In un anno (il 2022) sono stati 88 gli infermieri che hanno abbandonato gli ospedali di Monza e della Brianza. Non si tratta di professionisti che hanno raggiunto la meritata pensione, o che sono passati ad altri enti. Gli stessi numeri nel 2011 erano di soli 11 infermieri. A lanciare l’allarme è la Uil Fpl del Lario e della Brianza. Una carenza che non riguarda solo gli infermieri ma che, come evidenziato dal sindacato, riguarda in Lombardia (Monza e Brianza comprese) tutto il comparto della sanità. Mancano medici (soprattutto quelli di medicina generale), anestesisti, ortopedici, psicologi e psichiatri.
Le figure più carenti
“Secondo il rapporto dell’Ocse Health at a Glance – si legge nella nota della Uil Flp – in Italia ci sono 4,1 medici ogni 1.000 abitanti, superando la media Ocse di 3,7. Tuttavia, secondo la Fondazione Gimbe, mancano oltre 3100 medici di medicina generale, con una criticità evidente soprattutto in Lombardia. Inoltre, la carenza di medici specialisti in emergenza-urgenza ha un impatto significativo nei pronto soccorso e nei reparti di chirurgia d’urgenza, anestesia e rianimazione”.
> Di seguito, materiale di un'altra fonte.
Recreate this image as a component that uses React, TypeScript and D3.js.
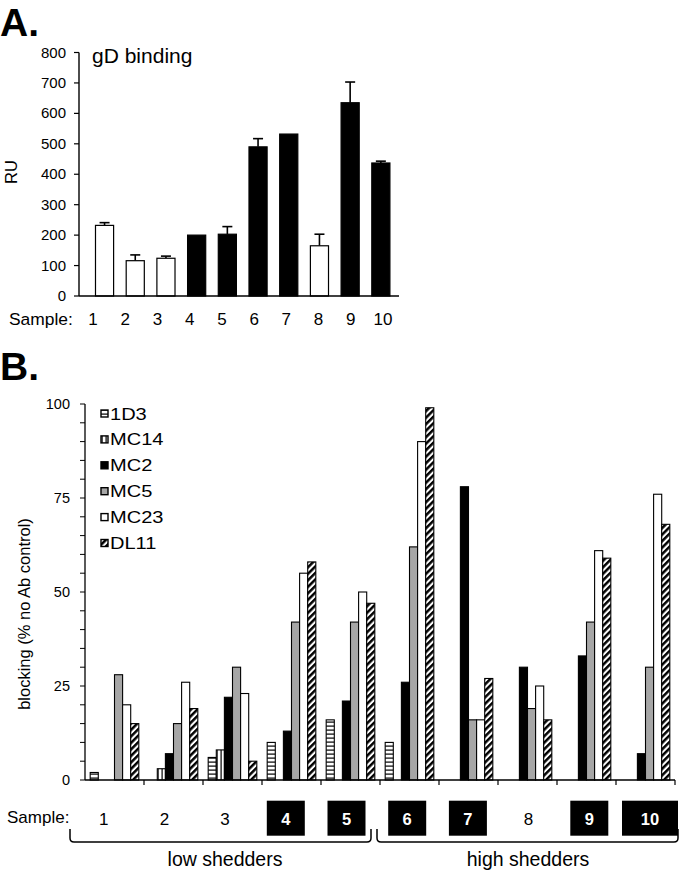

Perché gli specialisti scappano
Il fuggi fuggi di medici e infermieri non è una novità. Lo denunciavano tutti i sindacati già prima dell’emergenza sanitaria. Con il covid la situazione è esplosa mettendo in evidenza le criticità sollevate. La situazione dopo la pandemia è peggiorata con medici e infermieri stremati e accanto a chi ha deciso di andare in pensione (in molti anche ancor prima di aver raggiunto l’età del pensionamento) in molti – soprattutto i più giovani – hanno preferito lasciare l’Italia per andare a lavorare all’estero attirati da stipendi maggiori e da reali possibilità di far carriera. “Le scuole di specializzazione stanno affrontando gravi difficoltà, con una significativa percentuale di borse di studio non assegnate – incalza la Uil – radioterapia (67%), farmacologia (63%), cure palliative ed emergenza-urgenza (61%), e medicina di comunità (57%). Questa situazione richiede un cambiamento strategico nel reclutamento dei giovani medici specialisti. E si prevede che nel 2024 circa 20.000 medici italiani si trasferiranno in Gran Bretagna, StatiUniti, Germania e Francia, aggravando ulteriormente la situazione. La carenza di infermieri è altrettanto problematica. Sempre secondo il rapporto Ocse, in Italia ci sono 6,2 infermieri per 1000 abitanti, molto al di sotto della media Ocse di 9,2 e lontana dai dati di Germania (12), Olanda (11,4) e Francia (9,7). Questa carenza influisce negativamente sia sul sistema sanitario pubblico che privato, comprese le RSA”.
Cosa fare per invertire la rotta
Cosa serve per cambiare rotta? “Per implementare la sanità territoriale regionale in Lombardia, servono 40.000 unità per le COT, le Case di Comunità e gli Ospedali di Comunità – riferiscono dal sindacato -. La carenza riguarda anche il personale tecnico-sanitario, inclusi tecnici di laboratorio, radiologi, ostetriche, tecnici della prevenzione, assistenti sanitari e fisioterapisti. Inoltre, emerge una crescente sofferenza tra gli Oss (operatori socio sanitari)”. “Per affrontare questa situazione – sottolinea Massimo Coppia, Segretario Generale Uil Flp Lario e Brianza – proponiamo alla Regione Lombardia di destinare risorse per i corsi di laurea e specializzazione per medici e personale sanitario, incentivando le borse di studio e i corsi universitari in modo mirato. La questione del reclutamento del personale è complessa e multifattoriale, richiedendo una gestione efficiente delle risorse umane e un adeguato finanziamento. Non possiamo più accettare soluzioni temporanee; è necessario che la Regione Lombardia strutturi fondi specifici per il personale medico, infermieristico, tecnico-sanitario e socio-sanitario. Per noi il concetto di riconoscimento stipendiale per medici, infermieri, sanitari e sociosanitari, implica l’adeguamento delle loro retribuzioni in linea con gli standard europei, tenendo conto delle tutele giuridiche e dei percorsi di formazione e aggiornamento professionale necessari. L’obiettivo è uniformare gli stipendi dei medici e infermieri italiani a quelli dei loro colleghi negli altri Paesi europei, garantendo una retribuzione equa e competitiva. Significa rinnovare i contratti collettivi nazionali adeguandoli all’inflazione”.